Our orchard is part of land originally owned by Lord Fairfax who came to America in 1736 as the Proprietor of the British Crown lands in Northern Virginia, comprising some five million acres within the Chesapeake Bay watershed.
From that expanse, Lord Fairfax carved out for himself the choicest acreage, which he called the “Manor of Leeds” after his ancestral Leeds Castle in Kent, England.
The Manor of Leeds encompassed some 160,000 acres. Lord Fairfax hunted on part of it and leased out 100 acre lots to leaseholders. A requirement of each lease was that the lessee plant an orchard of 100 apple trees thirty feet apart.
The orchards planted by the original settlors grew and expanded over time. By the early 1900’s, nearly every farm in the area had an apple orchard.
With the extension of the railway to Markham at the time of the Civil War and the invention of refrigeration, large commercial orchards developed in the area, including the Manor of Leeds Orchard, which became the largest and most prominent of the orchards.
Our orchard today is located on land that was part of the original Manor of Leeds Orchard.
Apples grown at the Manor of Leeds Orchard were shipped from Markham in train cars far and wide. By autumn of 1928, the orchard was shipping three rail cars daily, mainly for export to England, Germany, Scandinavia, and South America.
The orchard was said to be the largest single-owned orchard in the country with 3,000 acres and 60,000 bearing apple trees. The varieties grown included York Imperial, Winesap, Bonum, Ben Davis, Red Delicious, and Stayman. Investors from New York, Boston, Cleveland, and other cities bought 5-acre blocks in the orchard.

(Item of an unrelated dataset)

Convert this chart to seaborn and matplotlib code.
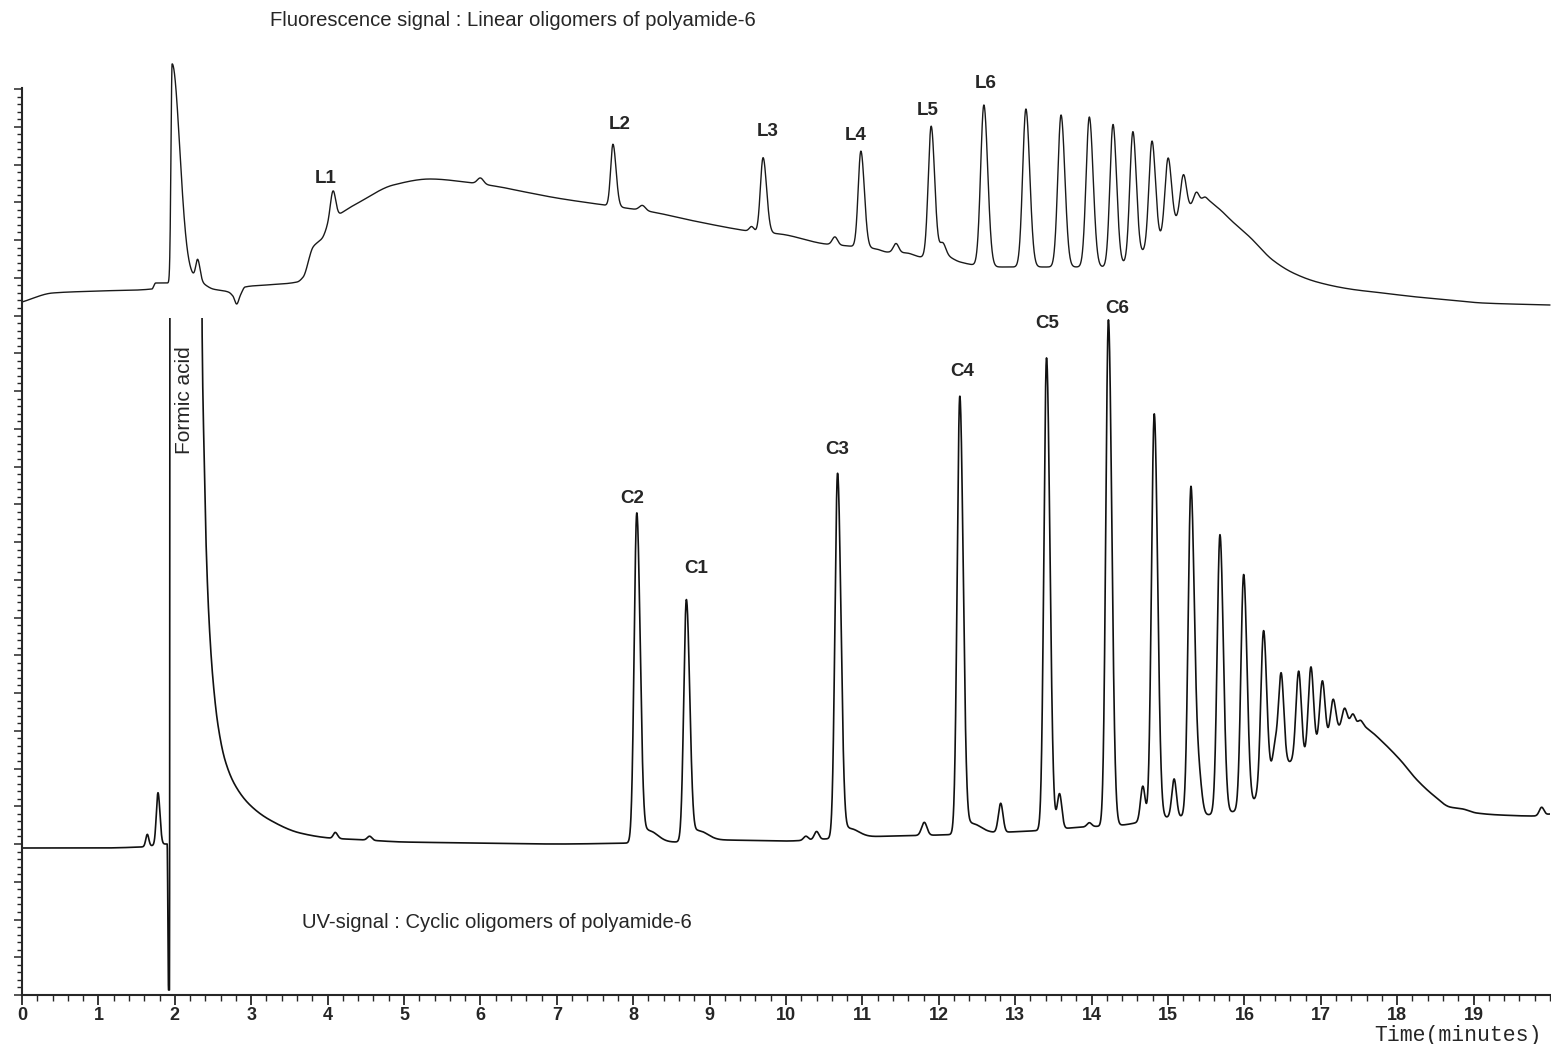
import numpy as np
import pandas as pd
import matplotlib
matplotlib.use("Agg")
import matplotlib.pyplot as plt
import seaborn as sns
from matplotlib.patches import Rectangle
from matplotlib.ticker import MultipleLocator, FixedLocator

# ------------------------------------------------------------------
# Fluorescence signal (linear oligomers) - baseline
fl_base_t = [0.0, 0.4, 1.0, 1.7, 1.75, 1.93, 2.1, 2.24, 2.5, 2.7, 2.76, 2.81, 2.86, 2.92,
             3.2, 3.6, 3.68, 3.81, 3.93, 4.0, 4.07, 4.2, 4.42, 4.86, 5.34, 5.9, 6.26, 6.52,
             7.0, 7.62, 7.9, 8.25, 8.8, 9.42, 9.6, 9.92, 10.52, 10.82, 11.18, 11.32, 11.58,
             11.78, 12.05, 12.28, 12.47, 12.83, 13.31, 13.8, 14.2, 14.45, 14.7, 14.95, 15.15,
             15.35, 15.5, 15.64, 15.85, 16.07, 16.37, 16.64, 16.95, 17.38, 17.81, 18.26,
             18.69, 19.12, 20.0]
fl_base_s = [693, 702, 704, 706, 712, 712, 714, 716, 706, 703, 699, 691, 700, 708,
             710, 713, 718, 748, 757, 768, 775, 783, 793, 810, 816, 812, 808, 804,
             797, 790, 787, 783, 774, 765, 763, 761, 751, 749, 746, 743, 742,
             738, 740, 733, 730, 728, 728, 728, 728, 732, 744, 759, 776,
             791, 795, 788, 773, 758, 735, 722, 713, 706, 702, 698,
             695, 692, 690]
# peaks: retention time (min), height, left / right width (min)
fl_peak_t = [1.965, 2.30, 4.07, 6.00, 7.735, 8.12, 9.55, 9.70, 10.64, 10.98, 11.44, 11.90,
             12.05, 12.59, 13.14, 13.60, 13.97, 14.28, 14.54, 14.79, 15.00, 15.20, 15.37, 15.48]
fl_peak_h = [219, 20, 29, 6, 62, 5, 5, 75, 8, 96, 9, 130,
             12, 161, 158, 152, 150, 142, 128, 105, 74, 40, 11, 3]
fl_peak_wl = [0.015, 0.025, 0.035, 0.04, 0.03, 0.04, 0.03, 0.035, 0.035, 0.035, 0.035, 0.038,
              0.04, 0.042, 0.042, 0.042, 0.042, 0.04, 0.04, 0.04, 0.04, 0.04, 0.035, 0.03]
fl_peak_wr = [0.10, 0.03, 0.035, 0.04, 0.04, 0.04, 0.03, 0.045, 0.035, 0.045, 0.035, 0.045,
              0.04, 0.05, 0.05, 0.05, 0.05, 0.047, 0.045, 0.045, 0.045, 0.04, 0.035, 0.03]

# ------------------------------------------------------------------
# UV signal (cyclic oligomers) - baseline incl. off-scale formic acid peak
uv_base_t = [0.0, 1.0, 1.55, 1.90, 1.918, 1.930, 1.945, 2.33, 2.356, 2.382, 2.408, 2.448,
             2.50, 2.565, 2.657, 2.788, 2.984, 3.246, 3.639, 4.03, 4.5, 5.0, 6.0, 7.0, 8.0,
             8.6, 9.1, 10.0, 10.5, 11.0, 11.4, 12.0, 12.6, 13.2, 13.9, 14.4, 14.9, 15.5,
             15.9, 16.1, 16.3, 16.55, 16.78, 16.95, 17.1, 17.25, 17.4, 17.55, 17.65, 17.81,
             18.04, 18.26, 18.47, 18.69, 18.86, 19.04, 19.35, 19.78, 20.0]
uv_base_s = [147, 147, 148, 151, 5, 5, 2000, 2000, 677, 545, 455, 375,
             315, 270, 235, 210, 190, 175, 162, 157, 155, 153, 152, 151, 152,
             153, 155, 154, 156, 158, 159, 160, 162, 164, 168, 170, 177, 180,
             184, 192, 218, 232, 235, 246, 255, 266, 271, 269, 264, 253,
             235, 215, 200, 188, 186, 182, 180, 179, 181]
uv_peak_t = [1.64, 1.78, 4.10, 4.55, 8.047, 8.20, 8.696, 8.85, 10.26, 10.40, 10.675, 10.83,
             11.81, 12.275, 12.43, 12.81, 13.41, 13.58, 13.97, 14.22, 14.67, 14.82, 15.08,
             15.30, 15.40, 15.68, 15.99, 16.25, 16.40, 16.48, 16.71, 16.87, 17.02, 17.16,
             17.31, 17.42, 17.52, 19.89]
uv_peak_h = [12, 52, 6, 4, 330, 12, 242, 10, 4, 8, 365, 9,
             13, 438, 10, 29, 472, 35, 4, 506, 35, 405, 38,
             328, 40, 279, 234, 152, 22, 92, 90, 88, 64, 36,
             18, 10, 5, 8]
uv_peak_wl = [0.02, 0.022, 0.025, 0.03, 0.034, 0.05, 0.034, 0.05, 0.03, 0.03, 0.034, 0.05,
              0.035, 0.034, 0.05, 0.03, 0.034, 0.03, 0.03, 0.034, 0.03, 0.036, 0.03,
              0.036, 0.04, 0.036, 0.036, 0.035, 0.03, 0.035, 0.035, 0.035, 0.035, 0.035,
              0.033, 0.03, 0.03, 0.03]
uv_peak_wr = [0.02, 0.025, 0.03, 0.03, 0.044, 0.12, 0.044, 0.12, 0.03, 0.03, 0.044, 0.12,
              0.035, 0.044, 0.12, 0.03, 0.044, 0.03, 0.03, 0.044, 0.03, 0.044, 0.03,
              0.044, 0.04, 0.044, 0.044, 0.04, 0.03, 0.035, 0.035, 0.035, 0.035, 0.035,
              0.033, 0.03, 0.03, 0.03]

# peak labels
fl_labels = ["L1", "L2", "L3", "L4", "L5", "L6"]
fl_label_t = [4.07, 7.735, 9.70, 10.98, 11.90, 12.59]
uv_labels = ["C2", "C1", "C3", "C4", "C5", "C6"]
uv_label_t = [8.047, 8.696, 10.675, 12.275, 13.41, 14.22]

x_ticks = list(range(0, 20))
x_tick_labels = [str(v) for v in x_ticks]


def pchip(xk, yk, x):
    xk = np.asarray(xk, float)
    yk = np.asarray(yk, float)
    h = np.diff(xk)
    delta = np.diff(yk) / h
    n = len(xk)
    d = np.zeros(n)
    for k in range(1, n - 1):
        if delta[k - 1] * delta[k] > 0:
            w1 = 2 * h[k] + h[k - 1]
            w2 = h[k] + 2 * h[k - 1]
            d[k] = (w1 + w2) / (w1 / delta[k - 1] + w2 / delta[k])
    d[0] = delta[0]
    d[-1] = delta[-1]
    i = np.clip(np.searchsorted(xk, x) - 1, 0, n - 2)
    u = (x - xk[i]) / h[i]
    h00 = 2 * u**3 - 3 * u**2 + 1
    h10 = u**3 - 2 * u**2 + u
    h01 = -2 * u**3 + 3 * u**2
    h11 = u**3 - u**2
    return h00 * yk[i] + h10 * h[i] * d[i] + h01 * yk[i + 1] + h11 * h[i] * d[i + 1]


def build_trace(bt, bs, pt, ph, wl, wr):
    t = np.union1d(np.linspace(0, 20, 10001), bt)
    s = pchip(bt, bs, t)
    for c, hgt, a, b in zip(pt, ph, wl, wr):
        w = np.where(t < c, a, b)
        s = s + hgt * np.exp(-0.5 * ((t - c) / w) ** 2)
    return t, s


fl_t, fl_s = build_trace(fl_base_t, fl_base_s, fl_peak_t, fl_peak_h, fl_peak_wl, fl_peak_wr)
uv_t, uv_s = build_trace(uv_base_t, uv_base_s, uv_peak_t, uv_peak_h, uv_peak_wl, uv_peak_wr)
df_fl = pd.DataFrame({"time": fl_t, "signal": fl_s})
df_uv = pd.DataFrame({"time": uv_t, "signal": uv_s})

sns.set_style("ticks")
plt.rcParams["font.family"] = ["Liberation Sans", "DejaVu Sans"]

W, H = 1551, 1044
fig = plt.figure(figsize=(W / 100, H / 100), dpi=100)
ax_left, ax_right, ax_top, ax_bot = 22, 1550, 88, 995
ax = fig.add_axes([ax_left / W, (H - ax_bot) / H, (ax_right - ax_left) / W, (ax_bot - ax_top) / H])

sns.lineplot(data=df_fl, x="time", y="signal", ax=ax, color="#1a1a1a", linewidth=1.0,
             estimator=None, sort=False)
line_fl = ax.lines[-1]
line_fl.set_clip_on(False)
sns.lineplot(data=df_uv, x="time", y="signal", ax=ax, color="#111111", linewidth=1.2,
             estimator=None, sort=False)
line_uv = ax.lines[-1]

ax.set_xlim(0, 20)
ax.set_ylim(0, ax_bot - ax_top)
clip = Rectangle((0, -50), 20, 677 + 50, transform=ax.transData)
line_uv.set_clip_path(clip)
line_uv.set_clip_on(True)

sns.despine(ax=ax)
ax.spines["left"].set_linewidth(1.5)
ax.spines["bottom"].set_linewidth(1.5)

ax.xaxis.set_major_locator(FixedLocator(x_ticks))
ax.set_xticklabels(x_tick_labels)
ax.xaxis.set_minor_locator(MultipleLocator(0.2))
ax.yaxis.set_major_locator(MultipleLocator(37.75))
ax.yaxis.set_minor_locator(MultipleLocator(7.55))
ax.set_yticklabels([])
ax.tick_params(axis="x", which="major", length=7, width=1.3, direction="out", pad=2,
               labelsize=13)
ax.tick_params(axis="x", which="minor", length=4, width=1.0, direction="out")
ax.tick_params(axis="y", which="major", length=6, width=1.1, direction="out")
ax.tick_params(axis="y", which="minor", length=3.5, width=1.0, direction="out")
for lab in ax.get_xticklabels():
    lab.set_fontweight("bold")
ax.set_xlabel("")
ax.set_ylabel("")


def peak_top(t_arr, s_arr, t0):
    m = (t_arr > t0 - 0.05) & (t_arr < t0 + 0.05)
    return s_arr[m].max()


fl_label_dx = [-7, 7, 5, -5, -3, 2]
fl_label_dy = [12, 20, 26, 16, 16, 21]
uv_label_dx = [-5, 10, 0, 2, 1, 9]
uv_label_dy = [14, 31, 24, 25, 34, 11]

for name, t0, dx, dy in zip(fl_labels, fl_label_t, fl_label_dx, fl_label_dy):
    ax.annotate(name, xy=(t0, peak_top(fl_t, fl_s, t0)), xytext=(dx, dy),
                textcoords="offset pixels", ha="center", va="center",
                fontsize=13.5, fontweight="bold", annotation_clip=False)
for name, t0, dx, dy in zip(uv_labels, uv_label_t, uv_label_dx, uv_label_dy):
    ax.annotate(name, xy=(t0, peak_top(uv_t, uv_s, t0)), xytext=(dx, dy),
                textcoords="offset pixels", ha="center", va="center",
                fontsize=13.5, fontweight="bold", annotation_clip=False)

fig.text(270 / W, 1 - 20 / H, "Fluorescence signal : Linear oligomers of polyamide-6",
         ha="left", va="center", fontsize=14.6)
fig.text(302 / W, 1 - 922 / H, "UV-signal : Cyclic oligomers of polyamide-6",
         ha="left", va="center", fontsize=14.6)
fig.text(185 / W, 1 - 400 / H, "Formic acid", rotation=90, ha="center", va="center",
         fontsize=15)
fig.text(1542 / W, 1 - 1035 / H, "Time(minutes)", ha="right", va="center", fontsize=15.5,
         family=["Liberation Mono", "DejaVu Sans Mono"])

fig.savefig("out.png", dpi=100)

In the 1930’s, the Manor of Leeds Orchard became known as Apple Manor Orchard. Sometime thereafter, the orchard was broken up and sold into smaller parcels. The part of it located on Blue Mountain became completely overgrown with forest and now is within the Thompson Wildlife Management Area, formerly called the Apple Manor Wildlife Management Area. Part of it was converted to pasture for cattle grazing.
We acquired our land in the early part of this century. In 2009, we decided to carry on the tradition begun by Lord Fairfax and plant an apple orchard.
Our orchard is only a fraction of the size of the original Manor of Leeds Orchard, but we like to think that the same soils that produced its world renowned apples will give us bounteous fruit of comparable flavor and quality.
Lord Fairfax, Thomas Fairfax, 6th Baron Fairfax of Cameron (1693-1781), was the original owner of the land that is now Apple Manor Farm. He encouraged the planting of orchards on the land, then known as the "Manor of Leeds."
Lord Fairfax required each homesteader to pay for a survey, construct a house 20 x 16 feet with a stone or brick chimney, and plant an orchard with 100 trees spaced 30 feet apart. Lord Fairfax planned to build a large manor house within the Manor of Leeds but never did, perhaps because he never married and had no family of his own. Leeds Manor Road—called “His Lordship’s Road”—originally was built to accommodate Lord Fairfax’s travels from his Falmouth home to the lodge at Greenway Court on the other side of Blue Mountain near the Shenandoah River in what is now Clarke County where he mainly resided.
Young George Washington was a surveyor for Lord Fairfax and may have surveyed some of the leaseholds in the Manor of Leeds, along with Thomas Marshall, father of John Marshall. Both Washington and Marshall acquired land for themselves in the area.
Thomas Marshall settled not far from Orchard Hill Mountain in "The Hollow" near Markham where he raised his family. His son, John, served under Washington at Valley Forge and became Chief Justice of the United States.
After the American Revolution and lengthy legal proceedings concerning the Manor of Leeds, Chief Justice John Marshall and his brothers acquired the entirety of the Manor of Leeds in 1806.
We like to imagine both George Washington and John Marshall standing atop Orchard Hill Mountain, overlooking the orchards in the Manor of Leeds. Given the prominenance of the summit, it is not unlikely that they might have done so.